5. It was insisted that there was insufficient proof of preliminary negotiations requisite to the commencement of condemnation proceedings. We are of the opinion that the evidence justifies the conclusion that a reasonable effort to purchase the land was made. The claim that the parties did not have a mutual understanding as to the land desired is technical. The evidence shows that no dispute arose about that subject, but only over the price per acre to be paid, and that there would have been no trouble *397over the particular land required, if they could have agreed upon the price per acre. We think that we have covered the jurisdictional questions, and that the court did not err in impaneling a jury.

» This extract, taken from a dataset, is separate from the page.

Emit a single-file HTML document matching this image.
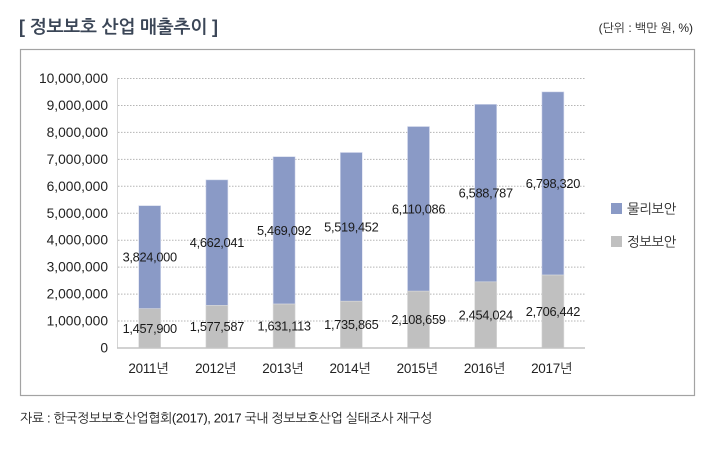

6. We will next consider questions which arose upon the hearing of the cause before the jury. These involve (a) the question whether the testimony of several witnesses upon the question of value, etc., should not have been excluded; (6) the propriety of receiving evidence regarding the amounts paid for, and offers of, other parcels of land; (c) testimony by Strang regarding the expense caused by the delay of these proceedings. Questions raised over the introduction of evidence cannot be considered in these proceedings, ordinarily. We have so held in many cases cited in the briefs of counsel, repeated here for future reference. Michigan Air Line Railway v. Barnes, 44 Mich. 226; Toledo, etc., R. Co. v. Dunlap, 47 Mich. 456; Port Huron, etc., R. Co. v. Voorheis, 50 Mich. 510; Detroit, etc., R. Co.v. Crane, 50 Mich. 182; Fort-Street Union Depot Co. v. Jones, 83 Mich. 415; Marquette, etc., R. Co. v. Longyear, 133 Mich. 94. It is true that evidence clearly improper might justify a reversal of confirmation, should it appear that it had caused a substantial error on the part of the jury, but we do not find such to be the fact here.

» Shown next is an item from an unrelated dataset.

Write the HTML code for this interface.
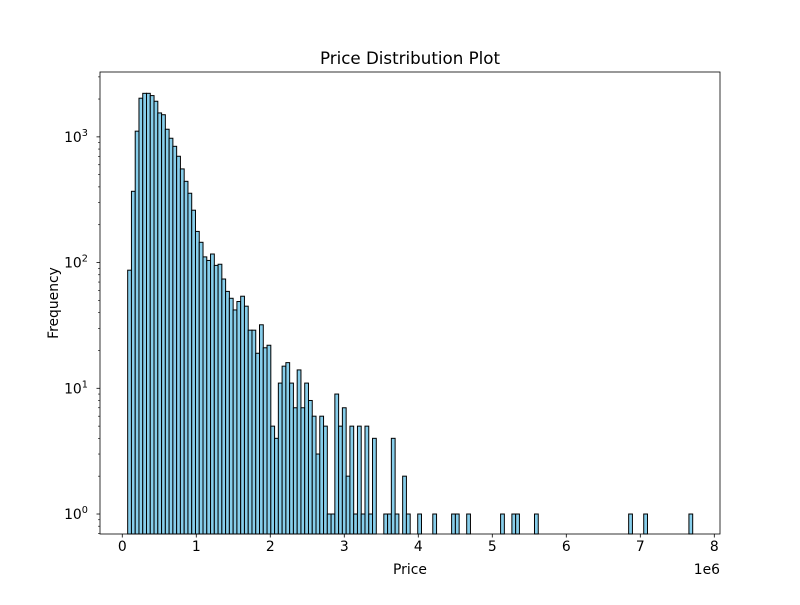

7. The order of confirmation is attacked on the ground that the jury were subjected to improper influences, and because the award was inadequate. It is not within our province to review the question of fact, further than to see that the finding is supported by the evidence. There was a wide difference in the opinions of witnesses as to the value of the land, and damage to follow its condemnation, and the finding should not be disturbed on the ground of inadequacy of the award.

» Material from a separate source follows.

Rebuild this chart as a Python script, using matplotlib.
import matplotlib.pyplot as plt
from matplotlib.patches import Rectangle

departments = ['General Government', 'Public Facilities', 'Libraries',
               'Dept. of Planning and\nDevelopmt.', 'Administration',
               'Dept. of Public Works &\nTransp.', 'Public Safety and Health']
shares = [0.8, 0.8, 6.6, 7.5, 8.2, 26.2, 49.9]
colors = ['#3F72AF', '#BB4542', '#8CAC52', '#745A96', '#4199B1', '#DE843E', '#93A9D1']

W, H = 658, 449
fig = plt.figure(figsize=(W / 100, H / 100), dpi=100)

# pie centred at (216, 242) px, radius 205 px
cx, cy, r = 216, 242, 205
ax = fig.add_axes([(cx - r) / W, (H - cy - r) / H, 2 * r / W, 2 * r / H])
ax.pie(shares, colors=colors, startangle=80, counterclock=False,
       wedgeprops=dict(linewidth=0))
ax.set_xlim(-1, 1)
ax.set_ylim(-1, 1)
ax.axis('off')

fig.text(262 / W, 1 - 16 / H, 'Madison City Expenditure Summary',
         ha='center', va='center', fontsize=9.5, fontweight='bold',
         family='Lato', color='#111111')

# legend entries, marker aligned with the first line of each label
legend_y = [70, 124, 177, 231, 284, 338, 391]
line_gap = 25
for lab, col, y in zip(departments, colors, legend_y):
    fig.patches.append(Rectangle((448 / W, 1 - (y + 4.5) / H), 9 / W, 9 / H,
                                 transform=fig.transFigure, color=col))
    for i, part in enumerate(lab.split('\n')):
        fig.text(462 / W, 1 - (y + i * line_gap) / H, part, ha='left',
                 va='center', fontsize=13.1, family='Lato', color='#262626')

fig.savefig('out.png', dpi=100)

8. It is urged that the verdict is void for the reason that the jury determined the necessity for taking the defendants’ land before hearing the testimony as to its value, or the damages resulting from its condemnation. We under*398stand this to mean that, by rendering prior awards as to other parcels, the jury had prejudged the question of necessity as to defendants’ parcels. We think that the statute contemplates one proceeding for the condemnation of lands of different persons in a locality. Chicago, etc., R. Co. v. Sanford, 23 Mich. 428. Without saying that successive applications may not be. made, or that one petition embracing all land sought to be condemned on a line, or even in a county, is necessary, the common practice is for a jury to determine the necessity for a railroad, highway, or drain in connection with the various parcels sought to be condemned, and any other method would seem to be impracticable. If a different jury were to be required for each parcel, the verdict of any one which failed to find a necessity for the improvement would block the proceedings, perhaps after many awards had previously been made and paid. That the jury should not prejudge a defendant’s rights by foreclosing the question of necessity before considering his parcel, or the prospective damages to it, is true. (See Paul v. City of Detroit, 32 Mich. 108.) But we do not see that this was done in this case. It is intimated in counsel’s brief that successive awards were made, but our attention is not called to the same in the record, while the award which was confirmed includes a number of parcels and parties. Manifestly the amount of damage to each parcel must be determined by itself, and such determinations, if made separately,. and tentatively or conditionally, and subject to a final conclusion as to necessity, should not be objectionable. It is not shown that confirmation was objected to upon this ground, and this is another reason why we cannot disturb the verdict.

Confirmation of the verdict was opposed upon the ground that the verdict was ascribable to the improper conduct of persons interested for the petitioner toward the jury, and the court was asked to refuse such confirmation and order a retrial upon the ground that the jury had been influenced thereby. Testimony was taken upon this subject, and it was shown that, on the occasion of the view *399of the premises, counsel and witnesses and jurors mingled freely, dined together, and that meals, cigars, and even drinks were ordered for the jury and paid for by petitioner’s representatives. The court was of the opinion that there was no impropriety in all visiting the land together, i. e., court, counsel, parties, and jurors. Taking property by virtue of the right of eminent domain is a proceeding that ought to demand quite as careful oversight as the trial of any other case, .for it deals with as important interests as any civil cause. If it is necessary for the jury to view the premises — and it generally is — we think that the opportunity should not be given to parties and bystanders to express unsworn opinions to them, either in private or general conversation; and the practice of dining or treating jurors, which would be considered as unwarranted, if not censurable, is quite as objectionable in these cases. We do not know that the jurors were influenced in this case, but we are of the opinion that owners of land should not be subjected to such dangers, or be required to show affirmatively that they have suffered. It is claimed that objection was not seasonably made, and that the point was therefore waived. In the case of Hicks v. Wayne Circuit Judge, McGrath, Mich. Mand. Cas. 870, a new trial was ordered in a similar case, after confirmation, although the return of the circuit judge shows that the offending consisted merely of the furnishing of cigars to the jurors upon the statement in the presence of the opposite, party that he would do so if he (the opposite party) consented. Assuming such consent from his silence, the cigars were furnished. In that case the relief granted was by mandamus. Here it arises upon objection to confirihation, which amounted to the same thing as a motion for new trial. The order of the circuit court is reversed, and a new trial ordered, as to the land in controversy in this cause.

The respondents will recover costs of this court.

Moore, C. J., and McAlvay, Grant, and Blair, JJ., concurred.